When I was a kid, I developed an obsession with the 1955 movie of the Rodgers & Hammerstein musical Oklahoma!. I don’t actually know why this movie was so interesting to me – I can’t even remember when I first became fascinated but I do know I drove my family crazy by playing that VHS almost daily. And I also remember that even then I had no interest in the character of ‘Laurie’, the female romantic lead. Besides one empowering moment of being a strong independent woman in “Many A New Day,” she generally is kind of a wimp. Given the expected roles of women and the gender norms of the days in which both the Broadway production and the movie were made, I shouldn’t be surprised that ‘Laurie’ was young and pretty and looking for a man to complete her, to dream only of making a marriage and of which handsome man will bid on her pretty picnic basket. In popular culture at those times, the characters that were instead allowed to be strong, independent females were usually older, widowed or spinstered women who could offer the sage wisdom of their years and experience.
Enter the character of ‘Aunt Eller’ in Oklahoma!. Even as a kid I recognized that she wasOklahoma_M (2) just plain amazing! She gets to be sassy and sarcastic, she gets to two-step with the cowboys and look at dirty pictures with them and wave a gun at the town leaders. She gets to be kind and loving to her niece and strong and supportive when things go bad. She gets the funny lines, the scene-saving moments, and the homespun charm of a lovable character.
When my high school put on the production of Oklahoma! in my senior year, I was devastated to learn that I had to choose between the honor of representing my region on a trip to the Model United Nations in The Hague, Netherlands OR to fulfill my dream of bringing ‘Aunt Eller’ to the stage. As my father loves to tell the story, I cried for weeks over this horrible event. In hindsight, I am eternally grateful that I took the chance to travel abroad and to have that incredible and unique lifetime experience in the Netherlands and Russia – BUT I can admit that I also regret missing the chance to be ‘Eller’ for even just those few months.
That regret stems mostly from the fact that now, as an adult, I can understand and honor the type of character and the type of woman that ‘Aunt Eller’s’ creators crafted. As a grown woman with more of that famous life experience and less of the high school naivete, I can more deeply appreciate the strength of this character.

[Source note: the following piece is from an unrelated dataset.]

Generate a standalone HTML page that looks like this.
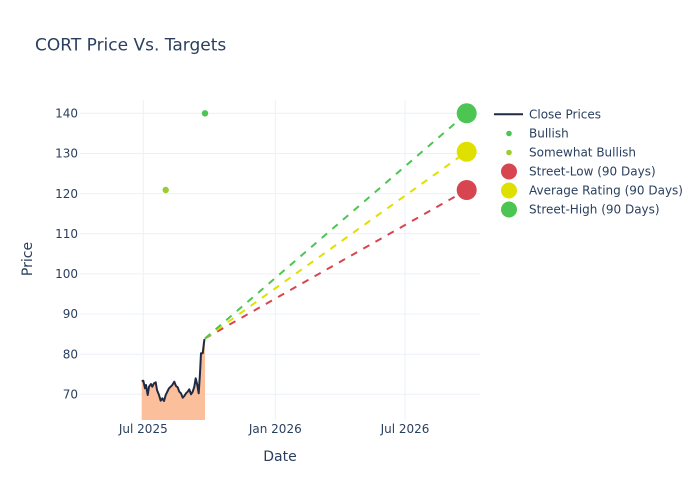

Like her counterpart in Carousel, ‘Nettie Fowler’, ‘Eller’ is the foundation of the town and the support system to whom our lovelorn-clueless-tragic female lead turns to when life falls apart in the climactic moments of the show. Her advice when a character dies and threatens the beginning of ‘Laurie’ and ‘Curly’s’ marriage is:
“If you cain’t fergit, jist don’t try to, honey. Oh, lots of things happen to folks. Sickness, er bein’ pore and hungry even-bein’ old and afeared to die. That’s the way it is-cradle to grave. And you can stand it. They’s one way. You gotta be hearty, you got to be. You cain’t deserve the sweet and tender in life less’n you’re tough.”
As in Carousel, once more, a Rodgers and Hammerstein character reminds us to hold our heads high and to keep pushing forward when life gets difficult.
But to me, the quintessential Eller shines through in this one simple line: “I don’t say I’m no better than anybody else, but I’ll be damned if I ain’t jist as good.” It has taken me a lifetime to learn this lesson well, to realize that I don’t live my life for anyone else but me. I FINALLY have grasped the concept that no one, NO ONE, can sit in judgement of me or my life choices. I’m never going to be a millionaire or a Broadway star or a Rhodes scholar. I’m going to live a quiet life and hopefully make a small difference to someone. I don’t have anything that makes me special or noteworthy – I don’t say I’m no better than anybody else. But I am who I am and the older I get, the more comfortable I have become in my own skin. I have my scars and a chip on my shoulder and a list of mistakes that is 9 miles long. But I will no longer allow anyone to put me down or say that I’m not good enough – I’ll be damned if I ain’t jist as good.
So thank you ‘Aunt Eller’ and thank you Richard Rodgers and Oscar Hammerstein for creating happy moments from my childhood and learning moments in my adulthood.